- _Task_: Give back every line exactly as it appears, pictures excluded.

- _Source data_:
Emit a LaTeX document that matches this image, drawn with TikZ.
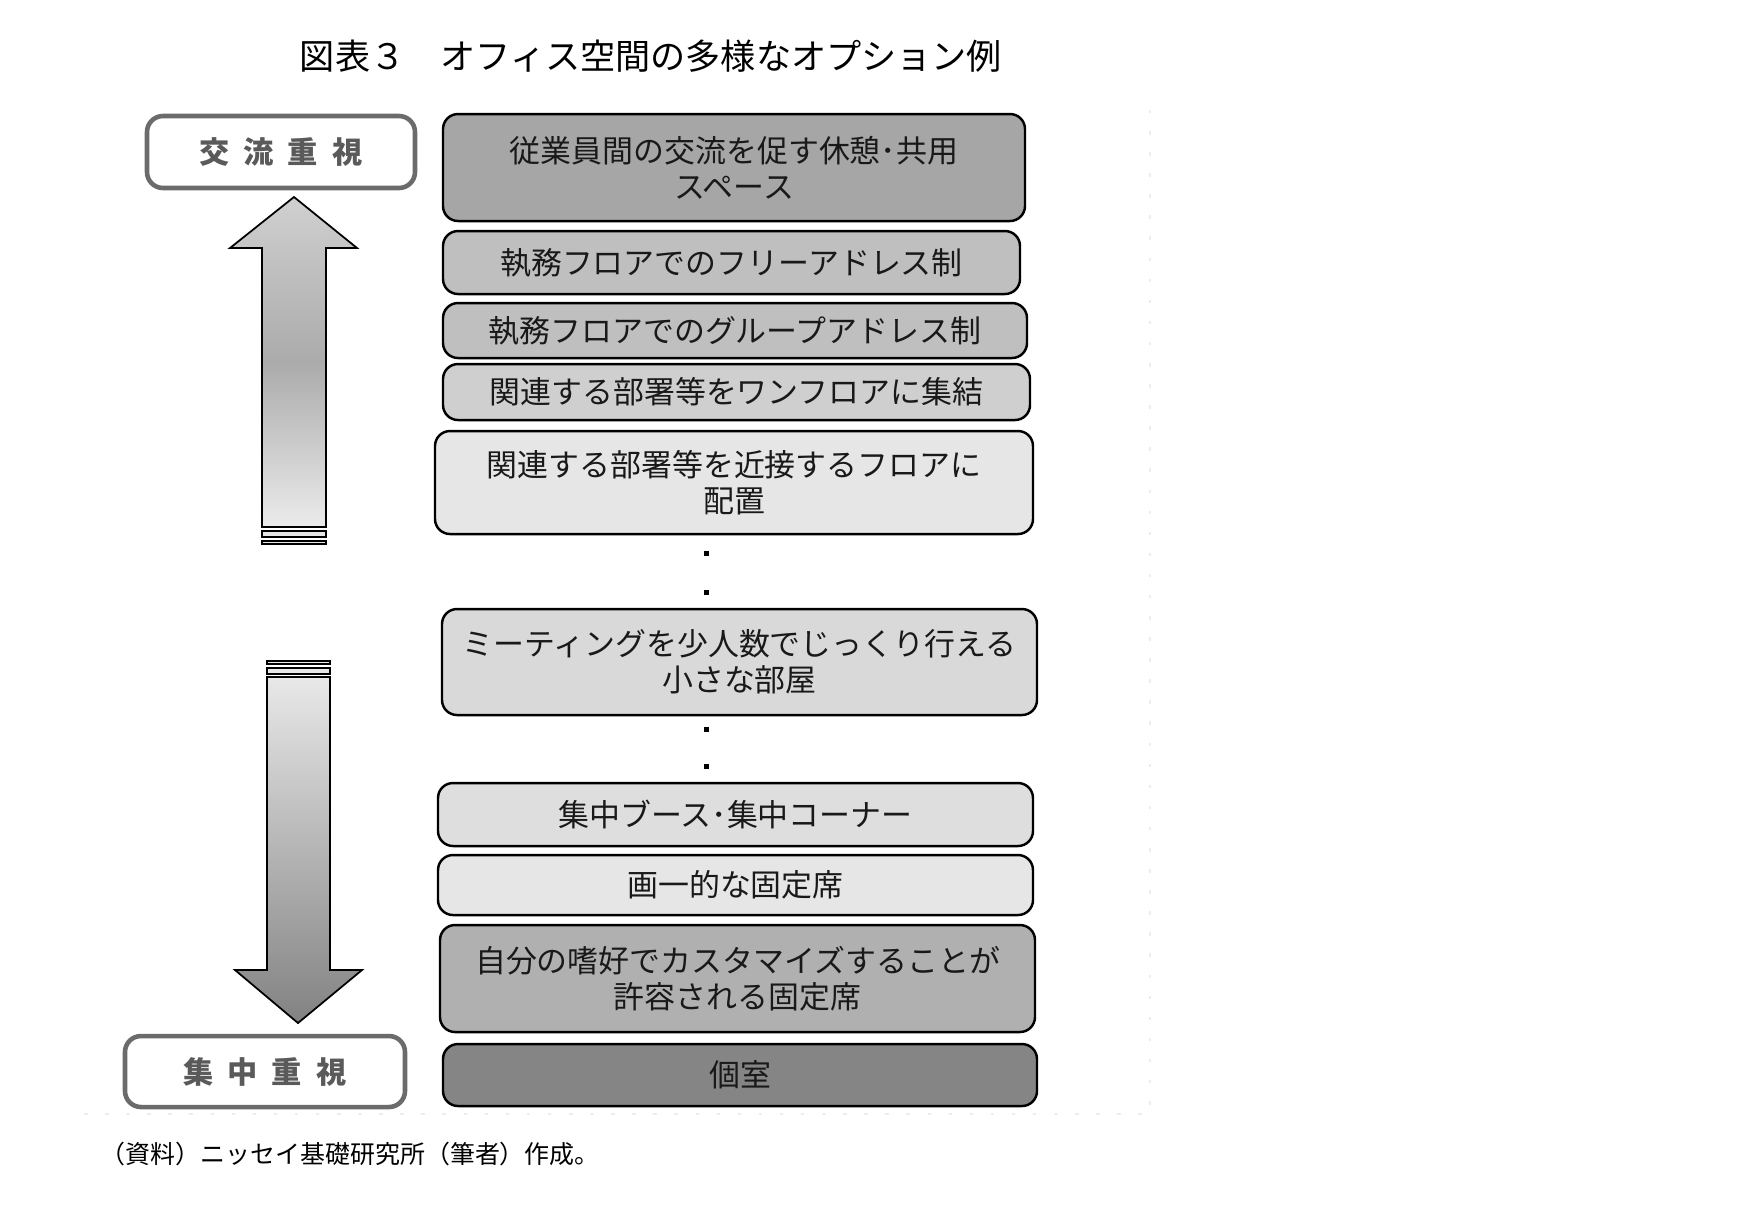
\documentclass[tikz,border=0pt]{standalone}
\usepackage{fontspec}
\newfontfamily\jp{Noto Sans CJK JP}
\usetikzlibrary{positioning}
\definecolor{opGreyA}{HTML}{A6A6A6}
\definecolor{opGreyB}{HTML}{BFBFBF}
\definecolor{opGreyC}{HTML}{CFCFCF}
\definecolor{opGreyD}{HTML}{E6E6E6}
\definecolor{opGreyE}{HTML}{D9D9D9}
\definecolor{opGreyF}{HTML}{DEDEDE}
\definecolor{opGreyG}{HTML}{B0B0B0}
\definecolor{opGreyH}{HTML}{858585}
\definecolor{lblGrey}{HTML}{6B6B6B}
\definecolor{lblText}{HTML}{5A5A5A}
\definecolor{upTop}{HTML}{D0D0D0}
\definecolor{upMid}{HTML}{ABABAB}
\definecolor{upBot}{HTML}{EBEBEB}
\definecolor{dnTop}{HTML}{E8E8E8}
\definecolor{dnBot}{HTML}{828282}
\tikzset{
  optbox/.style    = {draw=black, line width=0.7pt, rounded corners=1.5mm, fill=#1,
                      inner sep=0pt, align=center, text=black!90,
                      font=\jp\fontsize{8.8}{10.2}\selectfont},
  lblbox/.style    = {draw=lblGrey, line width=1.3pt, rounded corners=1.6mm, fill=white,
                      inner sep=0pt, text=lblText, font=\jp\bfseries\fontsize{8.6}{10}\selectfont},
  dotmark/.style   = {rectangle, fill=black, inner sep=0pt, minimum size=0.5mm},
  bigarrow/.style  = {draw=black, line width=0.5pt, line join=miter},
  stripe/.style    = {draw=black, line width=0.5pt, fill=opGreyD},
  titletxt/.style  = {font=\jp\fontsize{10}{12}\selectfont, inner sep=0pt},
  srctxt/.style    = {font=\jp\fontsize{7.1}{8}\selectfont, inner sep=0pt},
  faintline/.style = {black!7, line width=0.4pt, dash pattern=on 1pt off 5pt},
}

\begin{document}
\begin{tikzpicture}[x=0.1mm,y=-0.1mm]
  \useasboundingbox (0,0) rectangle (1751,1204);
  \node[titletxt] (title) at (651,56) {図表３　オフィス空間の多様なオプション例};
  % options
  \node[optbox=opGreyA, minimum width=58.2mm, minimum height=10.7mm] (o1) at (734,167.5) {従業員間の交流を促す休憩･共用\\スペース};
  \node[optbox=opGreyB, minimum width=57.7mm, minimum height=6.3mm] (o2) at (731.5,262.5) {執務フロアでのフリーアドレス制};
  \node[optbox=opGreyB, minimum width=58.4mm, minimum height=5.5mm] (o3) at (735,330.5) {執務フロアでのグループアドレス制};
  \node[optbox=opGreyC, minimum width=58.7mm, minimum height=5.6mm] (o4) at (736.5,392) {関連する部署等をワンフロアに集結};
  \node[optbox=opGreyD, minimum width=59.8mm, minimum height=10.3mm] (o5) at (734,482.5) {関連する部署等を近接するフロアに\\配置};
  \node[optbox=opGreyE, minimum width=59.5mm, minimum height=10.6mm] (o6) at (739.5,662) {ミーティングを少人数でじっくり行える\\小さな部屋};
  \node[optbox=opGreyF, minimum width=59.5mm, minimum height=6.3mm] (o7) at (735.5,814.5) {集中ブース･集中コーナー};
  \node[optbox=opGreyD, minimum width=59.5mm, minimum height=6.0mm] (o8) at (735.5,885) {画一的な固定席};
  \node[optbox=opGreyG, minimum width=59.5mm, minimum height=10.7mm] (o9) at (737.5,978.5) {自分の嗜好でカスタマイズすることが\\許容される固定席};
  \node[optbox=opGreyH, minimum width=59.4mm, minimum height=6.2mm] (o10) at (740,1075) {個室};
  \node[dotmark] (d1) at (706,553) {};
  \node[dotmark] (d2) at (706,592) {};
  \node[dotmark] (d3) at (706,729) {};
  \node[dotmark] (d4) at (706,766) {};
  % left side
  \node[lblbox, minimum width=26.8mm, minimum height=7.2mm] (koryu) at (281,152) {交\kern1.4mm流\kern1.4mm重\kern1.4mm視};
  \node[lblbox, minimum width=28.0mm, minimum height=7.1mm] (shuchu) at (265,1071.5) {集\kern1.4mm中\kern1.4mm重\kern1.4mm視};
  \draw[bigarrow, top color=upTop, bottom color=upBot, middle color=upMid]
    (262,527) -- (262,248) -- (230,248) -- (294,197) -- (357,248) -- (326,248) -- (326,527) -- cycle;
  \draw[stripe] (262,531) rectangle (326,537);
  \draw[stripe] (262,541) rectangle (326,544);
  \draw[stripe] (267,661) rectangle (330,664);
  \draw[stripe] (267,668) rectangle (330,674);
  \draw[bigarrow, top color=dnTop, bottom color=dnBot]
    (267,677) -- (267,970) -- (235,970) -- (298,1023) -- (362,970) -- (330,970) -- (330,677) -- cycle;
  \draw[faintline] (84,1114) -- (1150,1114) -- (1150,100);
  \node[srctxt, anchor=west] (src) at (100,1154) {（資料）ニッセイ基礎研究所（筆者）作成。};
\end{tikzpicture}
\end{document}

- _Written solution_:
Emit a LaTeX document that matches this image, drawn with TikZ.
\documentclass[tikz,border=0pt]{standalone}
\usepackage{fontspec}
\newfontfamily\jp{Noto Sans CJK JP}
\usetikzlibrary{positioning}
\definecolor{opGreyA}{HTML}{A6A6A6}
\definecolor{opGreyB}{HTML}{BFBFBF}
\definecolor{opGreyC}{HTML}{CFCFCF}
\definecolor{opGreyD}{HTML}{E6E6E6}
\definecolor{opGreyE}{HTML}{D9D9D9}
\definecolor{opGreyF}{HTML}{DEDEDE}
\definecolor{opGreyG}{HTML}{B0B0B0}
\definecolor{opGreyH}{HTML}{858585}
\definecolor{lblGrey}{HTML}{6B6B6B}
\definecolor{lblText}{HTML}{5A5A5A}
\definecolor{upTop}{HTML}{D0D0D0}
\definecolor{upMid}{HTML}{ABABAB}
\definecolor{upBot}{HTML}{EBEBEB}
\definecolor{dnTop}{HTML}{E8E8E8}
\definecolor{dnBot}{HTML}{828282}
\tikzset{
  optbox/.style    = {draw=black, line width=0.7pt, rounded corners=1.5mm, fill=#1,
                      inner sep=0pt, align=center, text=black!90,
                      font=\jp\fontsize{8.8}{10.2}\selectfont},
  lblbox/.style    = {draw=lblGrey, line width=1.3pt, rounded corners=1.6mm, fill=white,
                      inner sep=0pt, text=lblText, font=\jp\bfseries\fontsize{8.6}{10}\selectfont},
  dotmark/.style   = {rectangle, fill=black, inner sep=0pt, minimum size=0.5mm},
  bigarrow/.style  = {draw=black, line width=0.5pt, line join=miter},
  stripe/.style    = {draw=black, line width=0.5pt, fill=opGreyD},
  titletxt/.style  = {font=\jp\fontsize{10}{12}\selectfont, inner sep=0pt},
  srctxt/.style    = {font=\jp\fontsize{7.1}{8}\selectfont, inner sep=0pt},
  faintline/.style = {black!7, line width=0.4pt, dash pattern=on 1pt off 5pt},
}

\begin{document}
\begin{tikzpicture}[x=0.1mm,y=-0.1mm]
  \useasboundingbox (0,0) rectangle (1751,1204);
  \node[titletxt] (title) at (651,56) {図表３　オフィス空間の多様なオプション例};
  % options
  \node[optbox=opGreyA, minimum width=58.2mm, minimum height=10.7mm] (o1) at (734,167.5) {従業員間の交流を促す休憩･共用\\スペース};
  \node[optbox=opGreyB, minimum width=57.7mm, minimum height=6.3mm] (o2) at (731.5,262.5) {執務フロアでのフリーアドレス制};
  \node[optbox=opGreyB, minimum width=58.4mm, minimum height=5.5mm] (o3) at (735,330.5) {執務フロアでのグループアドレス制};
  \node[optbox=opGreyC, minimum width=58.7mm, minimum height=5.6mm] (o4) at (736.5,392) {関連する部署等をワンフロアに集結};
  \node[optbox=opGreyD, minimum width=59.8mm, minimum height=10.3mm] (o5) at (734,482.5) {関連する部署等を近接するフロアに\\配置};
  \node[optbox=opGreyE, minimum width=59.5mm, minimum height=10.6mm] (o6) at (739.5,662) {ミーティングを少人数でじっくり行える\\小さな部屋};
  \node[optbox=opGreyF, minimum width=59.5mm, minimum height=6.3mm] (o7) at (735.5,814.5) {集中ブース･集中コーナー};
  \node[optbox=opGreyD, minimum width=59.5mm, minimum height=6.0mm] (o8) at (735.5,885) {画一的な固定席};
  \node[optbox=opGreyG, minimum width=59.5mm, minimum height=10.7mm] (o9) at (737.5,978.5) {自分の嗜好でカスタマイズすることが\\許容される固定席};
  \node[optbox=opGreyH, minimum width=59.4mm, minimum height=6.2mm] (o10) at (740,1075) {個室};
  \node[dotmark] (d1) at (706,553) {};
  \node[dotmark] (d2) at (706,592) {};
  \node[dotmark] (d3) at (706,729) {};
  \node[dotmark] (d4) at (706,766) {};
  % left side
  \node[lblbox, minimum width=26.8mm, minimum height=7.2mm] (koryu) at (281,152) {交\kern1.4mm流\kern1.4mm重\kern1.4mm視};
  \node[lblbox, minimum width=28.0mm, minimum height=7.1mm] (shuchu) at (265,1071.5) {集\kern1.4mm中\kern1.4mm重\kern1.4mm視};
  \draw[bigarrow, top color=upTop, bottom color=upBot, middle color=upMid]
    (262,527) -- (262,248) -- (230,248) -- (294,197) -- (357,248) -- (326,248) -- (326,527) -- cycle;
  \draw[stripe] (262,531) rectangle (326,537);
  \draw[stripe] (262,541) rectangle (326,544);
  \draw[stripe] (267,661) rectangle (330,664);
  \draw[stripe] (267,668) rectangle (330,674);
  \draw[bigarrow, top color=dnTop, bottom color=dnBot]
    (267,677) -- (267,970) -- (235,970) -- (298,1023) -- (362,970) -- (330,970) -- (330,677) -- cycle;
  \draw[faintline] (84,1114) -- (1150,1114) -- (1150,100);
  \node[srctxt, anchor=west] (src) at (100,1154) {（資料）ニッセイ基礎研究所（筆者）作成。};
\end{tikzpicture}
\end{document}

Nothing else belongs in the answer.